SCP #42: Some Kind Of Crazy Novelist

One of the reasons I started this project was to give myself permission to create whatever kind of music that day inspired.  After releasing my debut album Twelve Moons last year I spent a lot of time struggling to categorise the music I liked to make, and trying to fit it into predefined genre boxes (folk? jazz? experimental?) that it was never quite the right shape for.  

Genre categories are something of a double edged sword.  They are a useful tool for explaining to others what you do, yet they can be rigid and unforgiving, limiting your creativity to whatever is acceptably within their bounds.  This project allows me to align my work to the project, rather than a genre, with the project providing the cohesive glue that allows me to talk about what I do within a context.

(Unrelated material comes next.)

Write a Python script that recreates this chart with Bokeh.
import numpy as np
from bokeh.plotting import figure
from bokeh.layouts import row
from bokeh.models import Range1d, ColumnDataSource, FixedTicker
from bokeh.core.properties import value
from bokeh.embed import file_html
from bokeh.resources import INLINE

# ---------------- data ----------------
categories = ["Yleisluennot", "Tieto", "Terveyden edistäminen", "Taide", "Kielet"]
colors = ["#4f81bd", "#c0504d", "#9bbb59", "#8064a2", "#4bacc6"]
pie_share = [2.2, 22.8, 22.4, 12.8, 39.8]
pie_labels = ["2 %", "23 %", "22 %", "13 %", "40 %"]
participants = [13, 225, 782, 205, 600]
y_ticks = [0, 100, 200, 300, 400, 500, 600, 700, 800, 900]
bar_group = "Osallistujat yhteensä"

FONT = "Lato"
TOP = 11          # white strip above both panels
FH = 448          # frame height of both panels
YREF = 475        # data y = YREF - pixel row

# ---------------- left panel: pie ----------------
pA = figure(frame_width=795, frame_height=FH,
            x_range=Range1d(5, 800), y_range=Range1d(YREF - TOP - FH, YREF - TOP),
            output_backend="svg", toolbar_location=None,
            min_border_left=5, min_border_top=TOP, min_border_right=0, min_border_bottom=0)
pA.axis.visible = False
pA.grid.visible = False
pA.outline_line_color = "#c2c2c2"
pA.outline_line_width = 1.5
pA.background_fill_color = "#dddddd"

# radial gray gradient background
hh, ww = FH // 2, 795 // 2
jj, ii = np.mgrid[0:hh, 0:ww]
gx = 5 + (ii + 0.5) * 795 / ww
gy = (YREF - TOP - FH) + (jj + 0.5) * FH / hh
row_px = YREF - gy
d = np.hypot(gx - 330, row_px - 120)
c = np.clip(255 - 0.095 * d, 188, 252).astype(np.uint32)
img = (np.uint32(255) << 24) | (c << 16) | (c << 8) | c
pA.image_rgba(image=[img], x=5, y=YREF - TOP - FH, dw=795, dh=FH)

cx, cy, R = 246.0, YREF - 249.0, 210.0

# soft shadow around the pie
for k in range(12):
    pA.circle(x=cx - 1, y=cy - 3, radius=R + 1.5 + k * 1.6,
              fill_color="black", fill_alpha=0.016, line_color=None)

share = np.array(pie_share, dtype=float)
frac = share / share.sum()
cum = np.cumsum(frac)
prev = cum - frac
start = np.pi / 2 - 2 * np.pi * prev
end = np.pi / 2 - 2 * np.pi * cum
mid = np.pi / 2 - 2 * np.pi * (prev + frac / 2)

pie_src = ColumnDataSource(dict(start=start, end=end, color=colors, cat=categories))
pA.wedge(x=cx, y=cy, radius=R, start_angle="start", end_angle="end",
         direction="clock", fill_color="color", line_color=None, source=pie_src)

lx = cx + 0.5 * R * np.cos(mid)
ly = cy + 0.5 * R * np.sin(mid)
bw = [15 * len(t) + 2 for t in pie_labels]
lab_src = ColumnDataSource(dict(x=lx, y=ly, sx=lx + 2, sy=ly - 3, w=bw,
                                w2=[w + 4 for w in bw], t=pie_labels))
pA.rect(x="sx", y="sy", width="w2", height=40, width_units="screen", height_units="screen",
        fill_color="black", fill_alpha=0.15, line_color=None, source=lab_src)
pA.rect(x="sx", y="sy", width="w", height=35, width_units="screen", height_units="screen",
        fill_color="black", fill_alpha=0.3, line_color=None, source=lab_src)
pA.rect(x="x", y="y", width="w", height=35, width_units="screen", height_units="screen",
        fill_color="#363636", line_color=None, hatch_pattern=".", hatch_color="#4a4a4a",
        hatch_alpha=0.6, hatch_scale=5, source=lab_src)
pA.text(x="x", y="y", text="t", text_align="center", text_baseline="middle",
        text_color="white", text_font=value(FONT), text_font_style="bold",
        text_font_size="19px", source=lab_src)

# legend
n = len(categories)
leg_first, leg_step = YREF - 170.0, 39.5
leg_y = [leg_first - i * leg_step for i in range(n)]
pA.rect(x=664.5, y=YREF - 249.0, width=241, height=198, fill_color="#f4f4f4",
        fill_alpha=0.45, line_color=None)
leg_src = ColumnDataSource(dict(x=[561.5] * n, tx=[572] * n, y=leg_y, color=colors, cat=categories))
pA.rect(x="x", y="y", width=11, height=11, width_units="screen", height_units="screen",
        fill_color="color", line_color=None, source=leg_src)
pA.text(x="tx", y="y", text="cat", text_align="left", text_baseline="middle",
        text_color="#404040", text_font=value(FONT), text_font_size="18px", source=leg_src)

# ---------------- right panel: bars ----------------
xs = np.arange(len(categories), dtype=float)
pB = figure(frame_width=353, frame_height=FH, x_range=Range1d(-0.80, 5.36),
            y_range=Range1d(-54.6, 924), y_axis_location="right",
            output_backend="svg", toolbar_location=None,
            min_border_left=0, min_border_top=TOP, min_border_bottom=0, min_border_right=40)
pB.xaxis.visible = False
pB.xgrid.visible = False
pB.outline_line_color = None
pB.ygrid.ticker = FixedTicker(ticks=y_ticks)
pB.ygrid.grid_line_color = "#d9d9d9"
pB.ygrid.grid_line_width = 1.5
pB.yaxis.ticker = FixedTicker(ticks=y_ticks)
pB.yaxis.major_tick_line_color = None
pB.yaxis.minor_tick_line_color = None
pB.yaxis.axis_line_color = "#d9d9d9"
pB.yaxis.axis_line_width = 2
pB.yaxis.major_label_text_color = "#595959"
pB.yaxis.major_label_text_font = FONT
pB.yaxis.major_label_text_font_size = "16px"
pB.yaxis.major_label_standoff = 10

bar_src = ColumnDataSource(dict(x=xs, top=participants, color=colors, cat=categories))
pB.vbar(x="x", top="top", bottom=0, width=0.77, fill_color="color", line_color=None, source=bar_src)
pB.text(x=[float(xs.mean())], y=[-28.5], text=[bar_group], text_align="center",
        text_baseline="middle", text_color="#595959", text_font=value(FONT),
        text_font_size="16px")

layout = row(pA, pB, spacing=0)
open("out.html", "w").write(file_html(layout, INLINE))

This way of thinking about my work is incredibly liberating, although the thoughts about what is and isn't acceptable in one genre or another still creep in.  For this piece I turned yesterday's melodic hook into an ostinato, and the odd time signature put it into the jazz box.  My inner jazz critic was telling me that it was too simple and had to have more chords and more improvisation, and my inner folk critic was telling me that the odd time signature was too complicated and I should scrap it and start again.  I know that this thinking is stupid, as the only critic that should matter is my own aestheic one, totally free from genre or style-based judgements.  So instead of scrapping everything and starting again, I continued on in the spirit of the project and just let the piece be what it wanted to be.

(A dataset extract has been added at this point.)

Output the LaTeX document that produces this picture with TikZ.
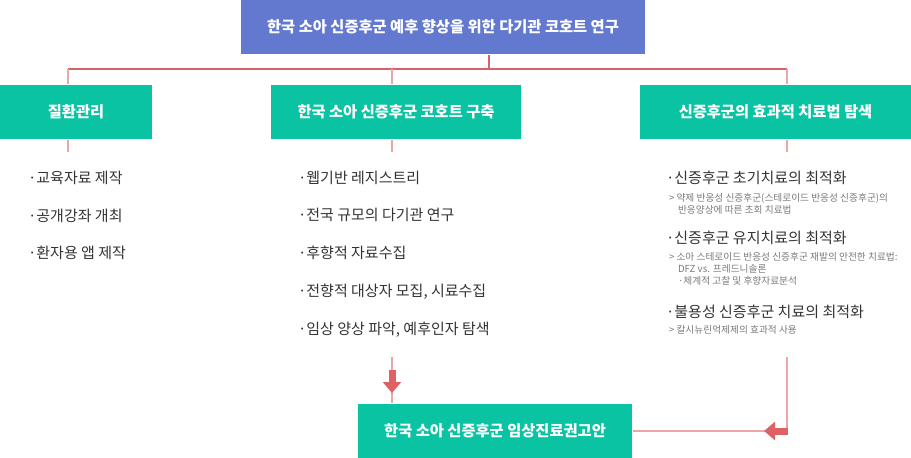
\documentclass[tikz,border=0pt]{standalone}
\usepackage{fontspec}
\setmainfont{Noto Sans CJK KR}
\usepackage{xcolor}
\usepackage{tikz}
\usetikzlibrary{arrows.meta}
\definecolor{rootblue}{HTML}{6279CF}
\definecolor{boxgreen}{HTML}{09C3A2}
\definecolor{linered}{HTML}{D9626A}
\definecolor{linepink}{HTML}{EBA6AA}
\definecolor{arrowred}{HTML}{DE6264}
\definecolor{itemgray}{HTML}{333333}
\definecolor{subgray}{HTML}{7A7A7A}

\begin{document}
\begin{tikzpicture}[x=1pt, y=-1pt, line width=2pt,
    box/.style={fill=boxgreen, text=white, inner sep=0pt, minimum height=54pt,
                font=\fontsize{15.3}{17}\selectfont\bfseries},
    item/.style={anchor=west, text=itemgray, inner sep=0pt, font=\fontsize{15}{17}\selectfont},
    sub/.style={anchor=west, text=subgray, inner sep=0pt, font=\fontsize{9.7}{11}\selectfont},
    fat/.style={arrowred, line width=7pt, -{Triangle[width=18pt,length=11pt]}}]
      \useasboundingbox (0, 0) rectangle (911, 458);

      \node[box, fill=rootblue, minimum width=404pt](Root) at (443, 27) {한국 소아 신증후군 예후 향상을 위한 다기관 코호트 연구};

      \node[box, minimum width=152pt](Box1) at (76, 112) {질환관리};
        \node[item](Item11) at (27, 178) {·교육자료 제작};
        \node[item](Item12) at (27, 216) {·공개강좌 개최};
        \node[item](Item13) at (27, 253) {·환자용 앱 제작};

      \node[box, minimum width=250pt](Box2) at (396, 112) {한국 소아 신증후군 코호트 구축};
        \node[item](Item21) at (297, 178) {·웹기반 레지스트리};
        \node[item](Item22) at (297, 215) {·전국 규모의 다기관 연구};
        \node[item](Item23) at (297, 253) {·후향적 자료수집};
        \node[item](Item24) at (297, 292) {·전향적 대상자 모집, 시료수집};
        \node[item](Item25) at (297, 330) {·임상 양상 파악, 예후인자 탐색};

      \node[box, minimum width=271pt](Box3) at (775.5, 112) {신증후군의 효과적 치료법 탐색};
        \node[item](Head31) at (665, 178) {·신증후군 초기치료의 최적화};
          \node[sub](Sub11) at (668, 198) {> 약제 반응성 신증후군(스테로이드 반응성 신증후군)의};
          \node[sub](Sub12) at (677, 210) {반응양상에 따른 초회 치료법};
        \node[item](Head32) at (665, 238) {·신증후군 유지치료의 최적화};
          \node[sub](Sub21) at (668, 257) {> 소아 스테로이드 반응성 신증후군 재발의 안전한 치료법:};
          \node[sub](Sub22) at (677, 269) {DFZ vs. 프레드니솔론};
          \node[sub](Sub23) at (677, 281) {·체계적 고찰 및 후향자료분석};
        \node[item](Head33) at (665, 312) {·불용성 신증후군 치료의 최적화};
          \node[sub](Sub31) at (668, 330) {> 칼시뉴린억제제의 효과적 사용};

      \node[box, minimum width=274pt](Out) at (495, 431) {한국 소아 신증후군 임상진료권고안};

      \coordinate(J0) at (489, 69);
      \coordinate(J1) at (68, 69);
      \coordinate(J2) at (392, 69);
      \coordinate(J3) at (787, 69);
      \coordinate(A2) at (392, 357);
      \coordinate(A3) at (787, 357);

      \draw[linered] (J0 |- Root.south) -- (J0) (J1) -- (J3);
      \draw[linepink] (J1) -- (J1 |- Box1.north) (J2) -- (J2 |- Box2.north) (J3) -- (J3 |- Box3.north)
            (J1 |- Box1.south) -- ++(0, 12) (J2 |- Box2.south) -- ++(0, 12) (J3 |- Box3.south) -- ++(0, 12)
            (A2) -- (A2 |- Out.north)
            (A3) -- (A3 |- Out.east) -- (Out.east);
      \draw[fat] (A2) ++(0, 13) -- ++(0, 23);
      \draw[fat] (A3 |- Out.east) ++(1, 0) -- ++(-24, 0);
    \end{tikzpicture}
\end{document}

Thematically I went with the word tangled from yesterday, and after mind-mapping and playing some word games I had the phrase "tangled moment" which provided the inspiration for these lyrics about trying and failing to communicate.  This one was quite difficult to play with minimal practice, and this is absolutely reflected in the intense concentration on my face in the video, plus a few moments where I look genuinely terrified.